Code that draws figures
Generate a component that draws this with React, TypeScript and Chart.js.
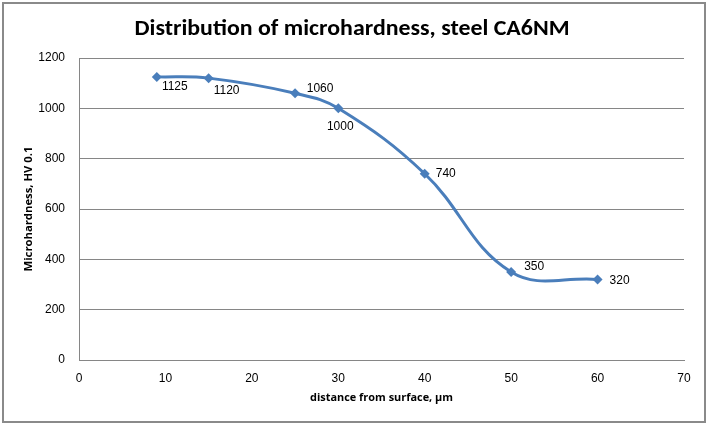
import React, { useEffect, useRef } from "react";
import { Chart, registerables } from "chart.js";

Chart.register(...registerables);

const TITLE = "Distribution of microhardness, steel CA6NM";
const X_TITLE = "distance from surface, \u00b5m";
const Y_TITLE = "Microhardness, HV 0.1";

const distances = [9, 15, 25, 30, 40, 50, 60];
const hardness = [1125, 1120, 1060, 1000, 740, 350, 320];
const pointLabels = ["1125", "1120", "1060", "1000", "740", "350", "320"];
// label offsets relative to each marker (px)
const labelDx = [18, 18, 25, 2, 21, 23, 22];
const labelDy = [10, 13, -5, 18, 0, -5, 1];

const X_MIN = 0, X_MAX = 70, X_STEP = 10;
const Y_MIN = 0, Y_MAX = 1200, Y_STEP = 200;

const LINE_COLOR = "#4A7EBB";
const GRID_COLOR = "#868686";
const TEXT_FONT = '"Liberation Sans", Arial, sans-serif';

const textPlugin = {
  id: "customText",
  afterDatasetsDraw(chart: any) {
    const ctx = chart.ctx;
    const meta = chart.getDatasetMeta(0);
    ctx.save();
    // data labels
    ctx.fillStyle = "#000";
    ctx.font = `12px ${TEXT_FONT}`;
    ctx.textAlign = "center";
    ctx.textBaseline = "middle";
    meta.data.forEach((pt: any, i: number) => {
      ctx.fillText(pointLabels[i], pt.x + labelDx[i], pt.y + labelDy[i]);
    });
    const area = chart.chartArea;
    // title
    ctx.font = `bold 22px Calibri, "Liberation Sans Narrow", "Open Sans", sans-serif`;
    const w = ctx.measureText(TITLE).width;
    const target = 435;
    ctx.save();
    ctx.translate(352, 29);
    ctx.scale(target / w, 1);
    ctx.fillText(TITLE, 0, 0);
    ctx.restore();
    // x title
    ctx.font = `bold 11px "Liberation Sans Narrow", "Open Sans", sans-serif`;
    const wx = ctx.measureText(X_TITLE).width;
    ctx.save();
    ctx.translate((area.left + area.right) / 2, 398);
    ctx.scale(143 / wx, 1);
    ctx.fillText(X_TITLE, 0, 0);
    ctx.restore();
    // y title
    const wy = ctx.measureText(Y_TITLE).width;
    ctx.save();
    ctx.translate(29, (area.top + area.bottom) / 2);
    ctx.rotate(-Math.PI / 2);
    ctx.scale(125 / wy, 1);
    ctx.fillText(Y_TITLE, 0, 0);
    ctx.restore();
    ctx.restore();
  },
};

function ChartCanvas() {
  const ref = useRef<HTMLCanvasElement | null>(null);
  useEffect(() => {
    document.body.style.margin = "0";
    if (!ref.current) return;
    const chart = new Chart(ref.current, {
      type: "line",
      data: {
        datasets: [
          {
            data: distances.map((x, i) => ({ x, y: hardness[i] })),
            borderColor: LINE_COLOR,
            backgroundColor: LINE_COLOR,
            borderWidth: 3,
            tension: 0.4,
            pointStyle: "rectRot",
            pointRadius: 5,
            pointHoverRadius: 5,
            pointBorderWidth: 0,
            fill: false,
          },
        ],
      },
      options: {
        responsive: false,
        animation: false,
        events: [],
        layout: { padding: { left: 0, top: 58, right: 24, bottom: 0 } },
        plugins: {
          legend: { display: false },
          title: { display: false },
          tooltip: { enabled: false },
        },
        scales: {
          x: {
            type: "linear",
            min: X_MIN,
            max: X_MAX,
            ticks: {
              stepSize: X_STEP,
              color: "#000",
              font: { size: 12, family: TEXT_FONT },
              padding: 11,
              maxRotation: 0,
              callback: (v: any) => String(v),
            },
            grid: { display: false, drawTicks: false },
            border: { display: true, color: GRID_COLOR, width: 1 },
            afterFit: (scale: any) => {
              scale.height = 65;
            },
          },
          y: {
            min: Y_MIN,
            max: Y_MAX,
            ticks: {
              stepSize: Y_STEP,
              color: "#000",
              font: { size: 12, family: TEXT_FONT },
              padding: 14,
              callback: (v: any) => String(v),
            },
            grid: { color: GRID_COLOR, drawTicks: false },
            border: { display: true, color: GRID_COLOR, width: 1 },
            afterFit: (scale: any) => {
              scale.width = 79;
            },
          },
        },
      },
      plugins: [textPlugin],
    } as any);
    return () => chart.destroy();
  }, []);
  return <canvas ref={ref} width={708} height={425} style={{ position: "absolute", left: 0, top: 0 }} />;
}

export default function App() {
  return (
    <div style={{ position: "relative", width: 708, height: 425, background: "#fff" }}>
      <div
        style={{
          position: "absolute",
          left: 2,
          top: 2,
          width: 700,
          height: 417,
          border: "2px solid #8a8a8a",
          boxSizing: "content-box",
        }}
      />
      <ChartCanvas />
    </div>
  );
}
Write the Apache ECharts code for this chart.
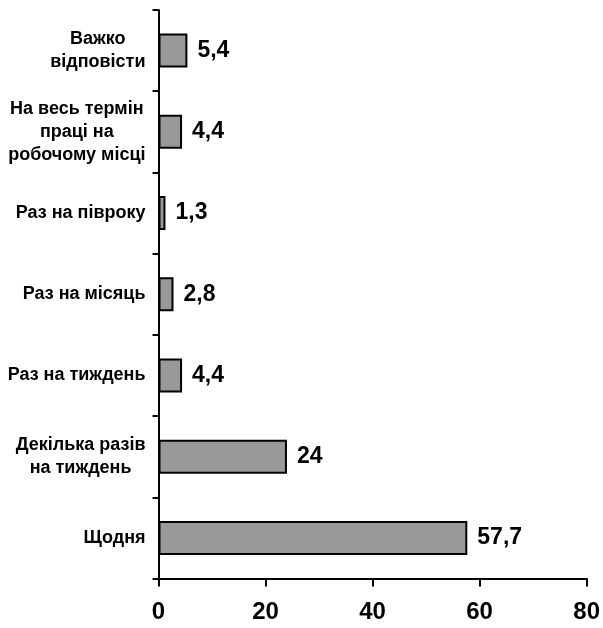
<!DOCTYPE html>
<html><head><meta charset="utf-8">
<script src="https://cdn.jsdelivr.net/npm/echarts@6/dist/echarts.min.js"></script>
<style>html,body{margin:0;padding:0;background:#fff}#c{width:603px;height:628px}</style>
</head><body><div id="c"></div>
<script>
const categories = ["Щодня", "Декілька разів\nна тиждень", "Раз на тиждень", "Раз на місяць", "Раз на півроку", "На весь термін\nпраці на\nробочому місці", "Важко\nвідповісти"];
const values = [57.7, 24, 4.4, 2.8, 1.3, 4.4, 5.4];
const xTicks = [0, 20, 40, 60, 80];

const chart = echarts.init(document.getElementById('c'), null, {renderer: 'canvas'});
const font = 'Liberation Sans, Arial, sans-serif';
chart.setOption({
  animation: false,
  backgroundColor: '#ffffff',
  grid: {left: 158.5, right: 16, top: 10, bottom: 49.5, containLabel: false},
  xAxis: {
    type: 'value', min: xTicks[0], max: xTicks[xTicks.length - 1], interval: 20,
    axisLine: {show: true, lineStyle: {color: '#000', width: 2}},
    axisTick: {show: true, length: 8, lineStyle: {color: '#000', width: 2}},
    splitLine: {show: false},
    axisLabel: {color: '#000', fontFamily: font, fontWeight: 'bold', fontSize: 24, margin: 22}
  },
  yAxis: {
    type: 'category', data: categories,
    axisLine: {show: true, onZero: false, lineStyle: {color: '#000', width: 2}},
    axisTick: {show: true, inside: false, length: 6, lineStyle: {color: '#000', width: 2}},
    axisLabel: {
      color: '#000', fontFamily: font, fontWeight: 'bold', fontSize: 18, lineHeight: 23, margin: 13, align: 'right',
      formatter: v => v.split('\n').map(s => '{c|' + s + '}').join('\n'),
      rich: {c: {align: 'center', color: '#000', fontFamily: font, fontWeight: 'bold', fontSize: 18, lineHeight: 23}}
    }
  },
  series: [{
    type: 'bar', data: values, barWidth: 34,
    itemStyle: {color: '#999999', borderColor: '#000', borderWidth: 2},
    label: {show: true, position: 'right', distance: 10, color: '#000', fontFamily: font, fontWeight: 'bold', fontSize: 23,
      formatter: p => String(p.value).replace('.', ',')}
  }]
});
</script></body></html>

** What you have to do **
Write out again, exactly, the lines from the start of the listing up to the line containing "const labelDy = [10, 13, -5, 18, 0, -5, 1];", with both ends and without pictures.

** Solution for this problem **
Generate a component that draws this with React, TypeScript and Chart.js.
import React, { useEffect, useRef } from "react";
import { Chart, registerables } from "chart.js";

Chart.register(...registerables);

const TITLE = "Distribution of microhardness, steel CA6NM";
const X_TITLE = "distance from surface, \u00b5m";
const Y_TITLE = "Microhardness, HV 0.1";

const distances = [9, 15, 25, 30, 40, 50, 60];
const hardness = [1125, 1120, 1060, 1000, 740, 350, 320];
const pointLabels = ["1125", "1120", "1060", "1000", "740", "350", "320"];
// label offsets relative to each marker (px)
const labelDx = [18, 18, 25, 2, 21, 23, 22];
const labelDy = [10, 13, -5, 18, 0, -5, 1];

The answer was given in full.